Harris and Aguirre founded Alien Tequila Spirits Co., a small tequila producer. They also own a Mexican restaurant in Las Vegas.

Romero said he has considered suing Harris and Aguirre, but won’t “if they carry forth the message that they say that they are.” The Tequila Party’s principles include educating Hispanics to make more informed political decisions, empowering them to choose schools that are best for their children and pursuing “common sense” immigration reform. Harris and Aguirre also list as party tenets low taxes, small government and free-market capitalism, more traditionally Republican agendas that could run counter to their empowerment platforms.

Muth is no stranger to registering political parties with misleading names. He’s behind Nevada’s recently founded “Organized Labor Party,” another GOP creation intended to sound like a Democratic group.

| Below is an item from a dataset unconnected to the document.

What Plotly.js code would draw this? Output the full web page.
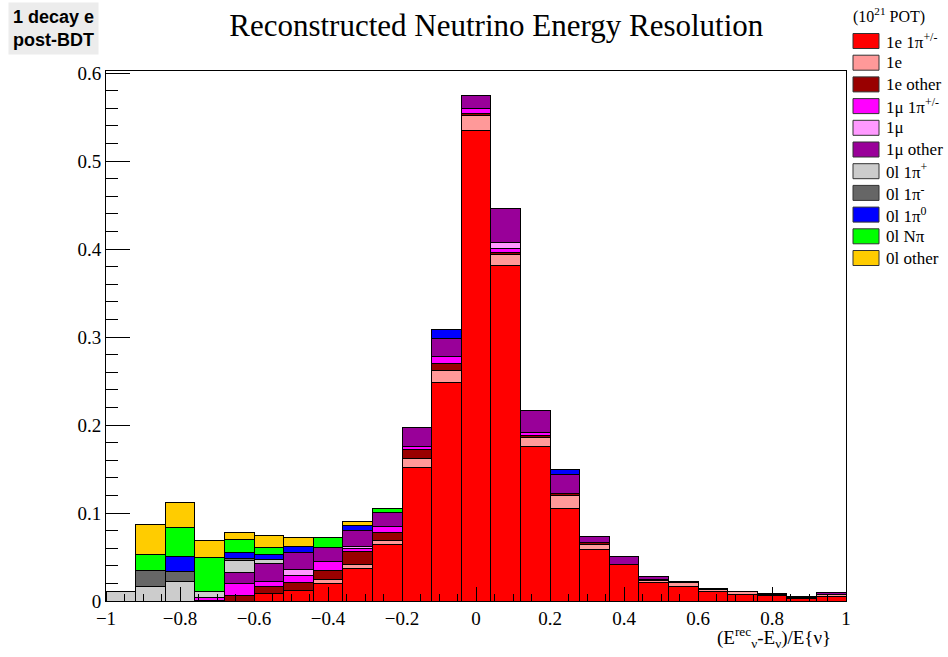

Unlike Aguirre, who despite co-opting the Tequila Party name says she legitimately wants the group to help empower Hispanics, Muth admits his party is a political stunt. Muth founded the Organized Labor Party to protest Ashjian’s Tea Party, and more specifically Secretary of State Ross Miller’s approval of it.

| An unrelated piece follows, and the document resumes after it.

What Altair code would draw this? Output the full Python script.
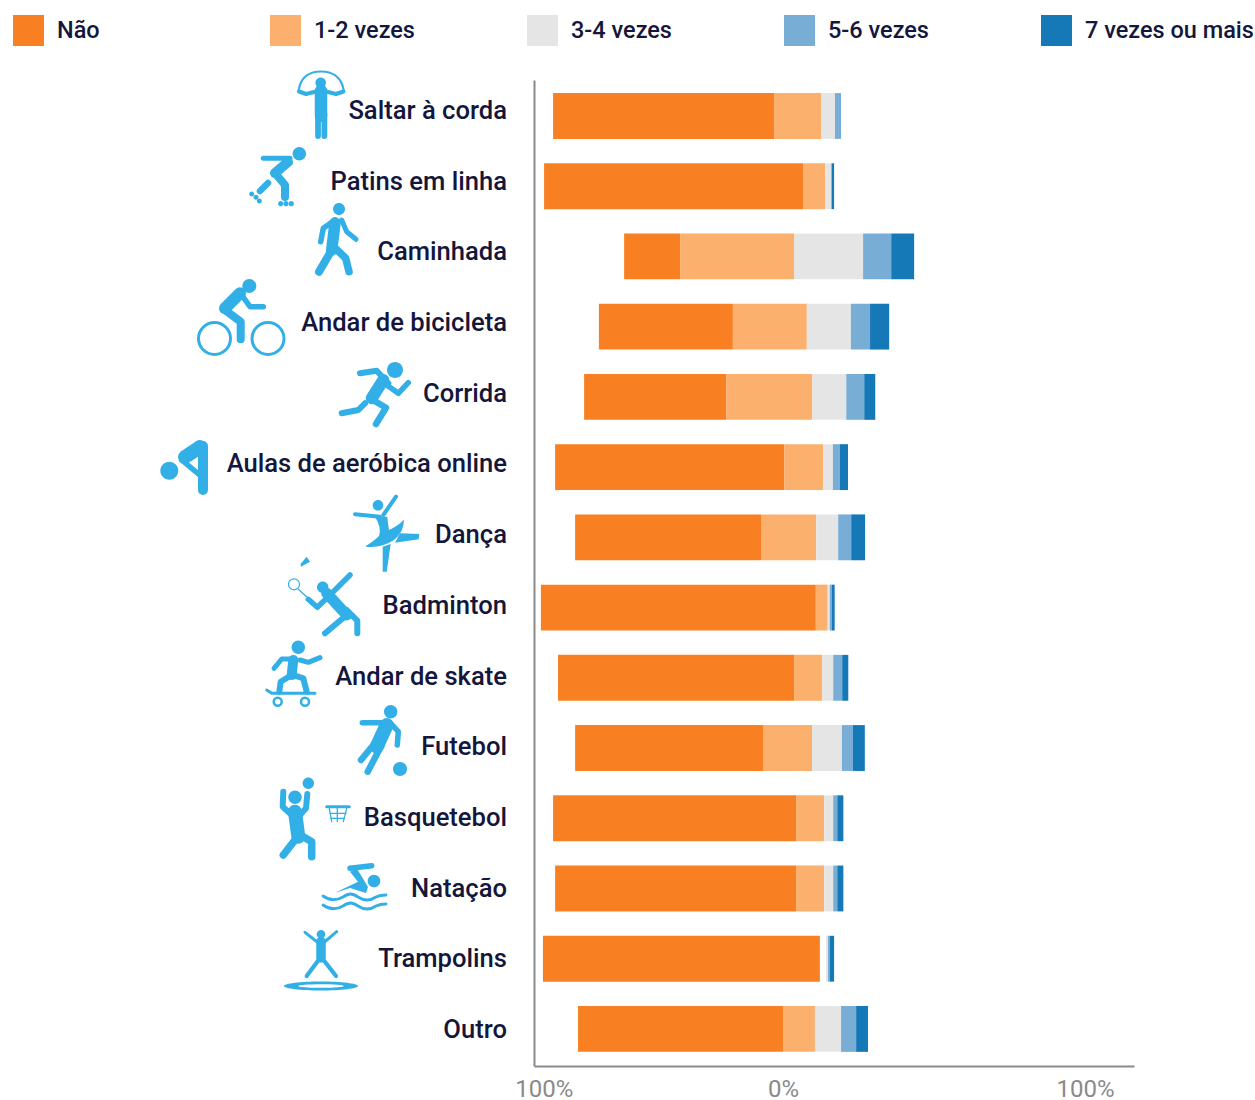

“Sometimes the best way to expose absurdity is with absurdity,” Muth said.

Click to enlarge photo

Political organizer Fernando Romero says if immigration reform isn't tackled soon, Hispanics may strike out on their own.

He maintains that Ashjian and his Tea Party of Nevada label should not have been allowed on the November ballot because he did not collect enough signatures. Muth, Tea Party leaders and the conservative Independent American Party of Nevada sued Ashjian and Miller twice to try to remove the party from the ballot. They lost.

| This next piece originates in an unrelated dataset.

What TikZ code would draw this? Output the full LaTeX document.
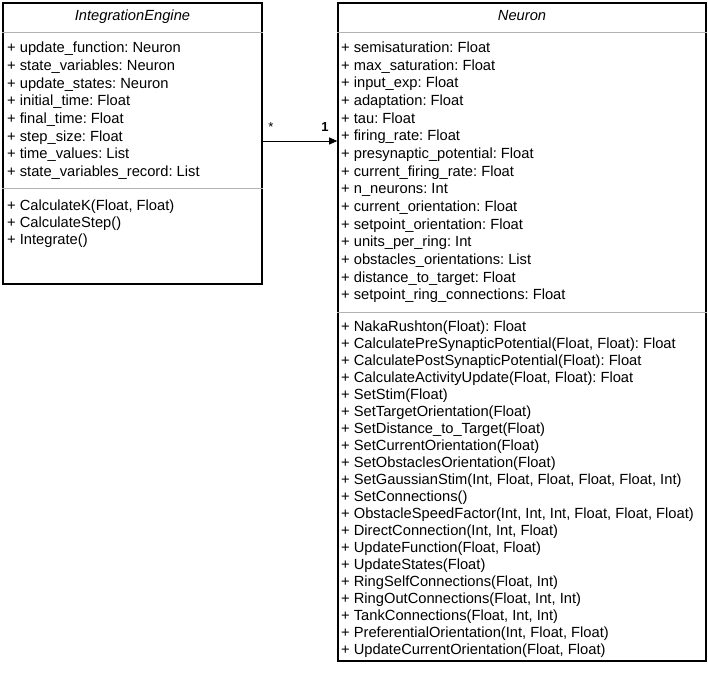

Ashjian, a former Republican, registered the name “Tea Party of Nevada” with Miller’s office in January and announced his candidacy for U.S. Senate in March. Leaders of dozens of Nevada Tea Party groups immediately denounced him and accused him of stealing their name. Many claimed Ashjian was a plant of Senate Majority Leader Harry Reid intended to split the conservative vote. Ashjian maintained that he was a legitimate Tea Party candidate.

“Clearly the Tea Party was an effort to pull votes away from Republicans,” Muth said this week. “So we organized OLP. Two can play that game.”

Around the same time, Muth said, he noted to Harris: “We could get all sorts of people to form all sorts of parties.”

The process for qualifying as a minor party is simple: File organizing documents with the secretary of state and collect signatures to earn a spot on the ballot. There isn’t even a filing fee.

Ross Miller

Ross Miller

The name-taking strategy isn’t unique but has rarely been used in Nevada and never with such frequency, local political observers said.

In 2004, Colorado Republicans accused Democrats of registering two parties — the Gun Owners’ Rights Party and the Pro Life Party — in an effort to mislead voters and siphon votes away from the GOP. The effort failed. The parties never called a convention, never nominated candidates and, after the 2006 elections, were removed from the ballot.

Richard Winger, an expert on election law and the editor of Ballot Access News, said there’s no harm in the tactic unless a party makes it on the ballot and ultimately confuses voters.

Ashjian appeared on the Nevada ballot but won less than 1 percent of the vote. It’s expected that the Tequila Party will field a candidate in upcoming elections. The concern is that uneducated voters could fall for the trick.

Even Muth hopes his actions spur reform and that his party is decertified. “I hope the Legislature does plug this loophole to stop making a mockery of this process,” he said.

Secretary of state spokeswoman Pam duPre said Miller “is considering looking into the party formation statutes to see if they need some cleaning up and updating.” She would not say if that was in response to the lawsuits or recent claims of name stealing. She said that with Nevada’s tenuous budget, it’s not a priority.

So for now, Nevadans will have to wait and see if the Legislature acts — and hope that a Democrat-backed “Citizens against Obamacare” party or a Republican “Hope and Change” party don’t materialize.